__Material for this task__:
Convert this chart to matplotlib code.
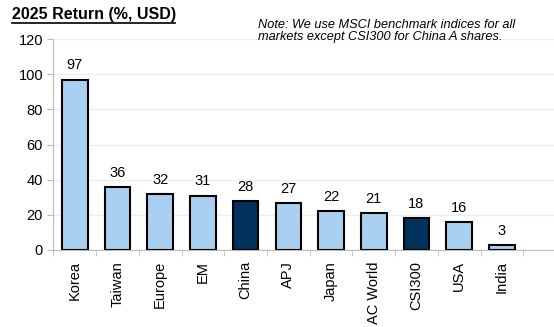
import matplotlib.pyplot as plt
import numpy as np

markets = ['Korea', 'Taiwan', 'Europe', 'EM', 'China', 'APJ', 'Japan',
           'AC World', 'CSI300', 'USA', 'India']
returns = [97, 36, 32, 31, 28, 27, 22, 21, 18, 16, 3]
dark = ['China', 'CSI300']

light_c = '#A9D0F0'
dark_c = '#00325E'

plt.rcParams['font.family'] = ['Liberation Sans', 'DejaVu Sans']

fig = plt.figure(figsize=(5.54, 3.27), dpi=100)
ax = fig.add_axes([0.0965, 0.2355, 0.9035, 0.645])

x = np.arange(len(markets))
colors = [dark_c if m in dark else light_c for m in markets]
ax.bar(x, returns, width=0.6, color=colors, edgecolor='black', linewidth=1.5, zorder=3)

for xi, v in zip(x, returns):
    ax.text(xi, v + 4, str(v), ha='center', va='bottom', fontsize=10.5)

ax.set_ylim(0, 120)
ax.set_yticks(range(0, 121, 20))
ax.set_xlim(-0.5, 11.22)
ax.set_xticks(x)
ax.set_xticklabels(markets, rotation=90, fontsize=10.5)
ax.set_xticks(np.arange(-0.5, 10.6, 1), minor=True)
ax.tick_params(axis='x', which='major', length=0, pad=8)
ax.tick_params(axis='x', which='minor', length=4, color='#BBBBBB')
ax.tick_params(axis='y', labelsize=10.5, length=4, color='#BBBBBB')

ax.grid(axis='y', color='#EEEEEE', linewidth=1, zorder=0)
for s in ['top', 'right']:
    ax.spines[s].set_visible(False)
ax.spines['left'].set_color('#BBBBBB')
ax.spines['bottom'].set_color('#BBBBBB')

fig.text(0.0217, 0.957, '2025 Return (%, USD)', fontsize=11.5, fontweight='bold', va='center')
fig.add_artist(plt.Line2D([0.0217, 0.316], [0.93, 0.93], color='black', linewidth=1.2))

fig.text(0.466, 0.906, 'Note: We use MSCI benchmark indices for all\nmarkets except CSI300 for China A shares.',
         fontsize=9.2, style='italic', va='center', linespacing=1.05)

fig.savefig('out.png', dpi=100)
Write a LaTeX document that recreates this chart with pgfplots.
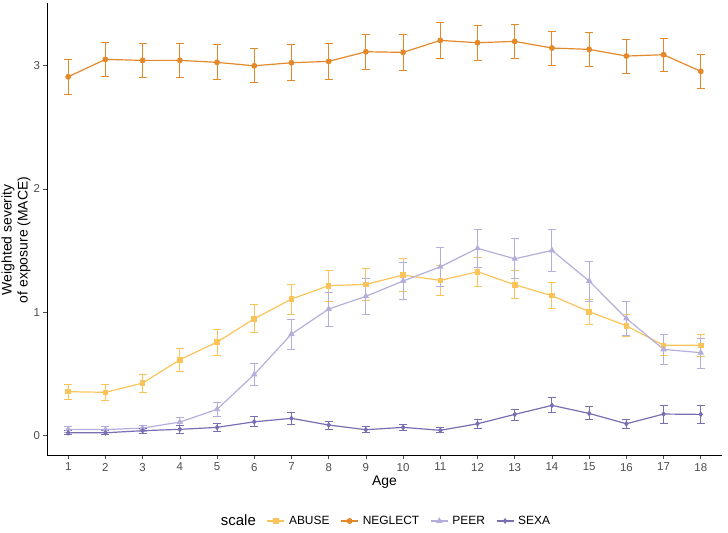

__Problem__:
Please reproduce, word for word, every line from the first line of the records above through the line containing "ax.spines['bottom'].set_color('#BBBBBB')", and leave out the pictures.

__Reply to the task__:
Convert this chart to matplotlib code.
import matplotlib.pyplot as plt
import numpy as np

markets = ['Korea', 'Taiwan', 'Europe', 'EM', 'China', 'APJ', 'Japan',
           'AC World', 'CSI300', 'USA', 'India']
returns = [97, 36, 32, 31, 28, 27, 22, 21, 18, 16, 3]
dark = ['China', 'CSI300']

light_c = '#A9D0F0'
dark_c = '#00325E'

plt.rcParams['font.family'] = ['Liberation Sans', 'DejaVu Sans']

fig = plt.figure(figsize=(5.54, 3.27), dpi=100)
ax = fig.add_axes([0.0965, 0.2355, 0.9035, 0.645])

x = np.arange(len(markets))
colors = [dark_c if m in dark else light_c for m in markets]
ax.bar(x, returns, width=0.6, color=colors, edgecolor='black', linewidth=1.5, zorder=3)

for xi, v in zip(x, returns):
    ax.text(xi, v + 4, str(v), ha='center', va='bottom', fontsize=10.5)

ax.set_ylim(0, 120)
ax.set_yticks(range(0, 121, 20))
ax.set_xlim(-0.5, 11.22)
ax.set_xticks(x)
ax.set_xticklabels(markets, rotation=90, fontsize=10.5)
ax.set_xticks(np.arange(-0.5, 10.6, 1), minor=True)
ax.tick_params(axis='x', which='major', length=0, pad=8)
ax.tick_params(axis='x', which='minor', length=4, color='#BBBBBB')
ax.tick_params(axis='y', labelsize=10.5, length=4, color='#BBBBBB')

ax.grid(axis='y', color='#EEEEEE', linewidth=1, zorder=0)
for s in ['top', 'right']:
    ax.spines[s].set_visible(False)
ax.spines['left'].set_color('#BBBBBB')
ax.spines['bottom'].set_color('#BBBBBB')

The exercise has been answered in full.